Ando a ler com prazer e entusiasmo um livro do teólogo Ratzinger antes de ser Papa. Escrito na década de 80, considera, no prefácio posterior, haver dois períodos importantes para a religião no Século XX. O Maio de 68, ou seja, 1968, em que a utopia passou para o lado do humano, desligando-se das religiões e negando-as, e a queda do muro de Berlim, em que a utopia deixou de se colocar ao nível humano, por falência dos ideiais políticos (a seu ver, eles também baseados no Cristianismo e tomados também como uma fé).
O Papa leva muito a sério a importância especial dada actualmente à parte mística das religiões, nomeadamente à expansão das ideias budistas no ocidente e outras...
E diz algo que me surpreende num Papa, já que o livro foi reeditado agora. E que ainda estou a ler no princípio. Passo a citar.
"... Assim como o fiel se sabe constantemente ameaçado pela incredulidade que o acompanha como uma tentação sem fim, também a fé constitui para o incrédulo uma ameaça e uma tentação para o seu mundo aparentemente completo. " p.32
E prossegue nesta ideia
" ... Tanto o fiel como o incrédulo participam, cada qual à sua maneira, da dúvida e da fé, desde que não se escondam de si mesmos e da verdade do seu ser. Nenhum deles consegue fugir totalmente à dúvida, nem à fé..." p.33
Chamam fanático e retrógrada a este homem? Gosto particularmente da frase "desde que não se escondam de si mesmos e da verdade do seu ser".
O que me leva também a reflectir sobre isto: há hoje inúmeras pessoas que afirmam ver Cristo e falar com ele, ver anjos, santos, espíritos, etc.
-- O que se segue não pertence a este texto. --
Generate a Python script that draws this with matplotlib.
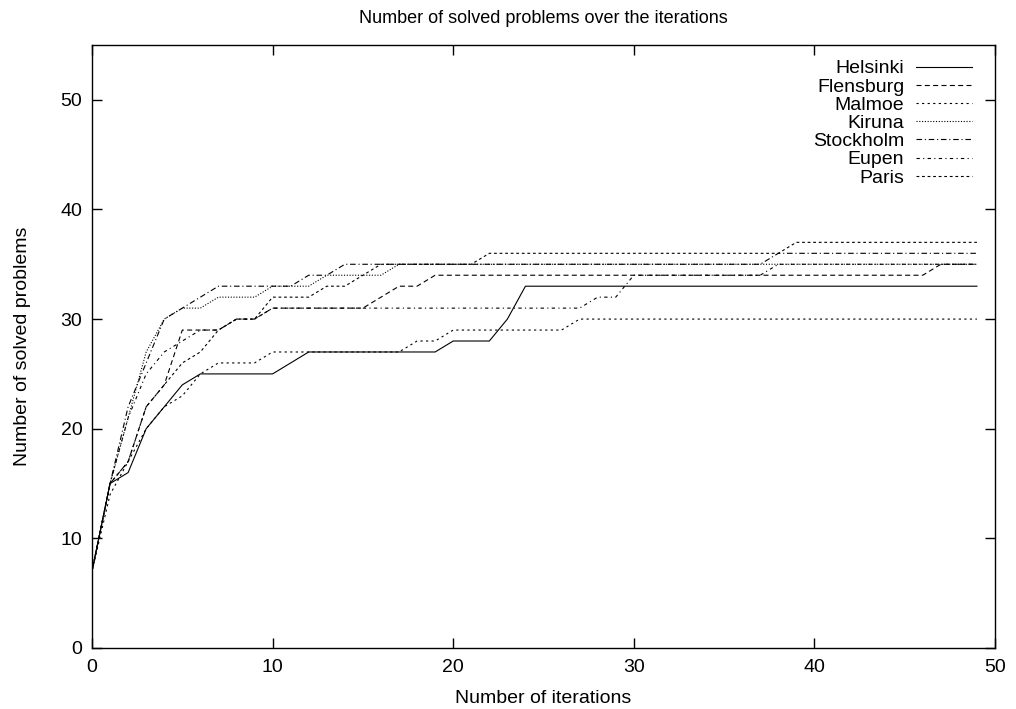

Nem todos me parecem charlatães, antes me parecem estar noutra onda qualquer e, se enganarem alguém , fazem-no primeiro a eles mesmos.
Pergunta: por que razão não vêem os Papas a Deus? Por que razão são eles também assaltados pela dúvida, perante o silêncio e a invisibilidade de Deus? Invisibilidade de que este livro fala muito, também.
Acreditaremos nestas pessoas porque não nos enganam, sendo racionalistas e promovendo o racionalismo, ou acusamo-las de excesso de racionalismo e de falta de iluminação?
Comoveu-me e espantou-me, pelas mesmas razões, a confissão do Papa em Fátima, afirmando que é fácil um crente ter inveja de Francisco porque ele viu e o crente não vê. Inveja: refere-se a ela muitas vezes neste sentido.
Parece-me um alma torturada pelo silêncio de Deus, a invisibilidade de Deus, pela inveja de quem o vê, pela dúvida e pela fé.
Sempre gostei deste Papa, por me parecer, tal como outros Gurus, que tem algo para transmitir a toda a humanidade. Nem que seja a sua humilde e pobre humanidade, revestida de vestes douradas. Talvez de ouro falso.
P.S.: Os livros deste autor lêem-se com agrado,porque têm sempre uma feição narrativa.
Livro: Introdução ao Cristianismo, Joseph Ratzinger. - Estoril: Principia, 2006.